The beans are then sorted. Our guide holds up a sample sifter. Kona coffee is sorted into several categories based on screen size, but even post the screen size there is a percentage of "damaged" beans and bad beans are judged by color and weight.

After being sorted the beans are shaken for weight, heavier beans get sorted upwards on this shaking machine crappy beans end up at the bottom. What we learned is that the "bad" beans are then sorted out and then roasted and sent out for the "blended" coffees. The coveted "good beans" are then used for their "reserve" and "premium" labels they sell on site.

Once the light beans go out then the beans sorted for color. A computer decides which beans are too light and need to be discarded and dark enough. Again, all this is done so that the a premium kona coffee can conform to less than 1% "damaged" bean.

Then after the sorting you begin the roasting process. The green beans go into a roasting machine where you control the external drum's heat with fire and internal drum heat with hot air. When you hit the right temp you drop the beans and start cooling. When you dump  depends on the roast you want to achieve. Experts go with a light roast because it tells you how well the bean was grown, the soil, and how well the roasting procedure went. At light roast all the oils are still inside the bean. The beans are dumped after "first crack" basically the popcorn sound of water being expelled from the bean. Medium roast happens before all the oils go to the external of the bean which happens at the start of "second crack" where the oils begin to expel to the surface of the bean. At dark roast all of the oils are expelled out of the bean (about 20 degrees past second crack), you also get some of the "burning" roasted flavor that dark roast is known for. This roasted flavor is used by commercial roasters to cover up for bad/damaged beans. Kona producers tend to frown on dark roasts and all premium labels are roasted to medium.  So lesson learned go with medium if you want to taste the quality of coffee bean.

So what better way to end the tour than to go and roast our own beans. Thank you Tomoko for being our guide. Here's a picture of our scaled down machine.

First pour out the green beans into the hopper, we were given fancy and extra fancy beans (top grade)

Then we turn up the flame control on the outer drum.

And we have the hot air switch.

Drop the green beans into the rotating drum.

green beans in the roaster. No color change yet.

Heat goes to 250 so we hit the air lever to 50/50 air.
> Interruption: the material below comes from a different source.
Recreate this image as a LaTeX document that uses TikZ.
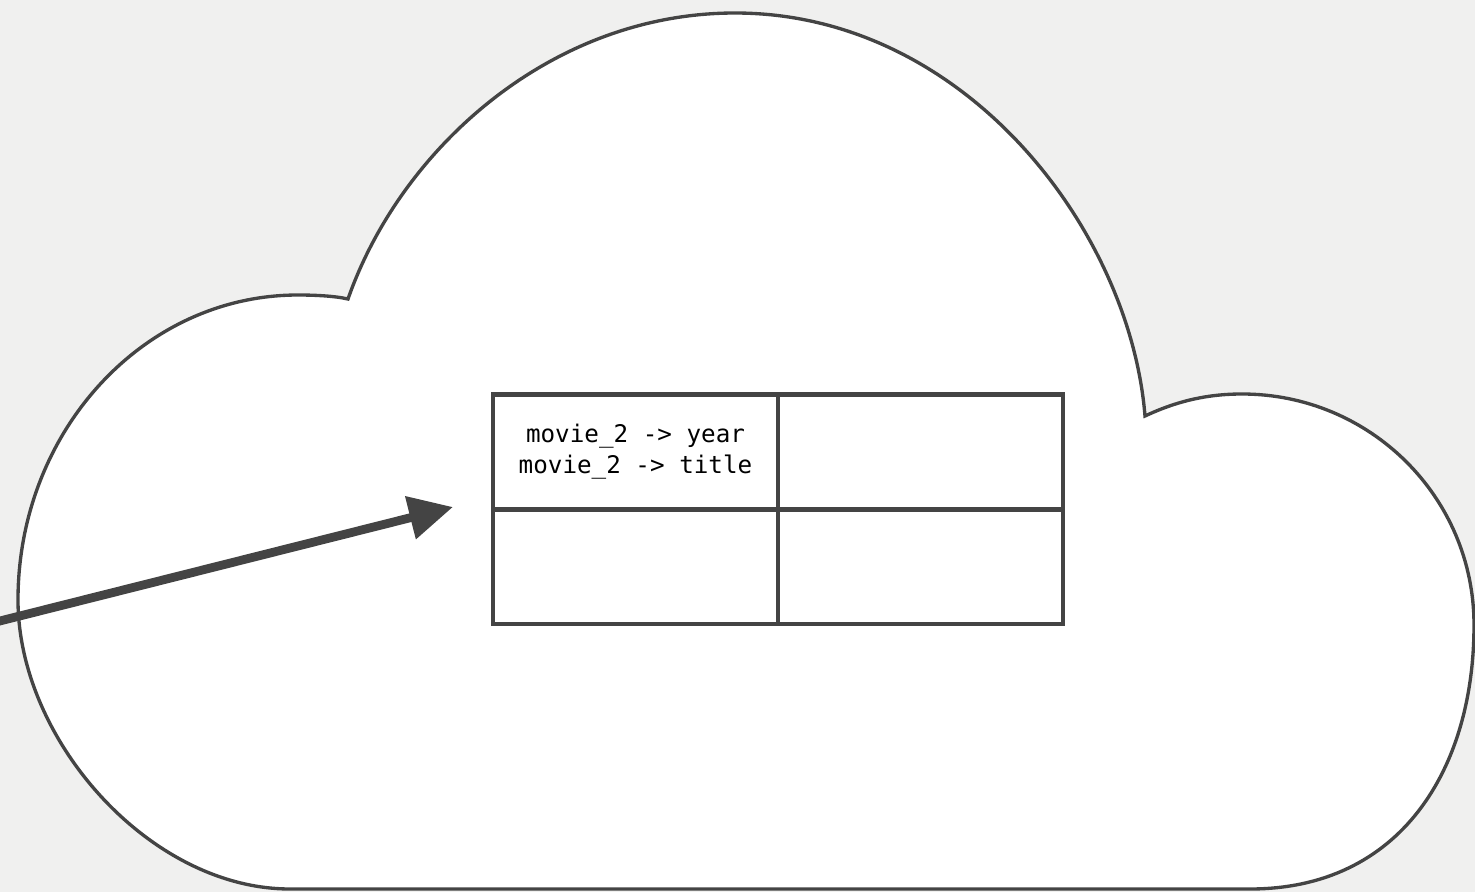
\documentclass[tikz,border=0pt]{standalone}
\usepackage{fontspec}
\setmonofont{DejaVu Sans Mono}
\usepackage{tikz}
\usetikzlibrary{arrows.meta, positioning}
\usepackage{xcolor}
\definecolor{bgGray}{HTML}{F0F0EF}
\definecolor{edgeGray}{HTML}{444444}
\tikzset{
  cell/.style={draw=edgeGray, line width=2.3pt, fill=white,
    minimum width=5.7cm, minimum height=2.3cm,
    inner sep=0pt, outer sep=0pt, align=center,
    font=\ttfamily\fontsize{13.8}{17.8}\selectfont},
}

\begin{document}
\begin{tikzpicture}[x=0.02cm, y=-0.02cm]
      \fill[bgGray] (0,0) rectangle (1475,892);
      \useasboundingbox (0,0) rectangle (1475,892);
      % cloud
      \draw[edgeGray, fill=white, line width=1.9pt]
        (348,299) .. controls (335,296) and (315,295) .. (298,295)
        .. controls (143,295) and (18,432) .. (18,600)
        .. controls (18,740) and (150,889) .. (290,889)
        -- (1250,889)
        .. controls (1400,889) and (1474,770) .. (1474,625)
        .. controls (1474,497) and (1370,394) .. (1242,394)
        .. controls (1205,394) and (1175,402) .. (1145,416)
        .. controls (1130,230) and (965,13) .. (735,13)
        .. controls (550,13) and (400,150) .. (348,299) -- cycle;
      \node[cell] (keyCell) at (635.5,452)
        {movie\_2 -> year\\movie\_2 -> title};
      \node[cell, right=0pt of keyCell] (topRight) {};
      \node[cell, below=0pt of keyCell] (bottomLeft) {};
      \node[cell, right=0pt of bottomLeft] (bottomRight) {};
      \coordinate (src) at (-20,626);
      \coordinate (tip) at (453,507);
      \draw[edgeGray, line width=5pt, -{Triangle[length=25pt, width=24pt]}]
        (src) -- (tip);
    \end{tikzpicture}
\end{document}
We start to hit first crack at 350-375. It sounds like popcorn. This is where the green beans release water  from the bean. The beans have a brown exterior but the inner "seam" is still white/green. This is also when we hit the air into 100% mode.

We start to hit second crack around 400-425 degree and the inner "seam" goes brown. This is medium roast. The oil just now "starts" to pop if we let it go then all the oil goes to the surface. We don't want that we want the oil to be in the bean. At dark roast the bean also tends to spoil faster since the oil is exposed.

Drop the beans and they start to cool off.

You measure and the beans and bag them.

Then you take the bag to the sealer which shoot nitrogen into the bag to preserve the life of the bean by removing the oxygen. Then you heat seal the whole thing. The bag contains a one way valve to allow for the bean to out gas (but not suck in any more air). Out gassing happens over the next three days.

There you have it the full lifecycle of coffee making.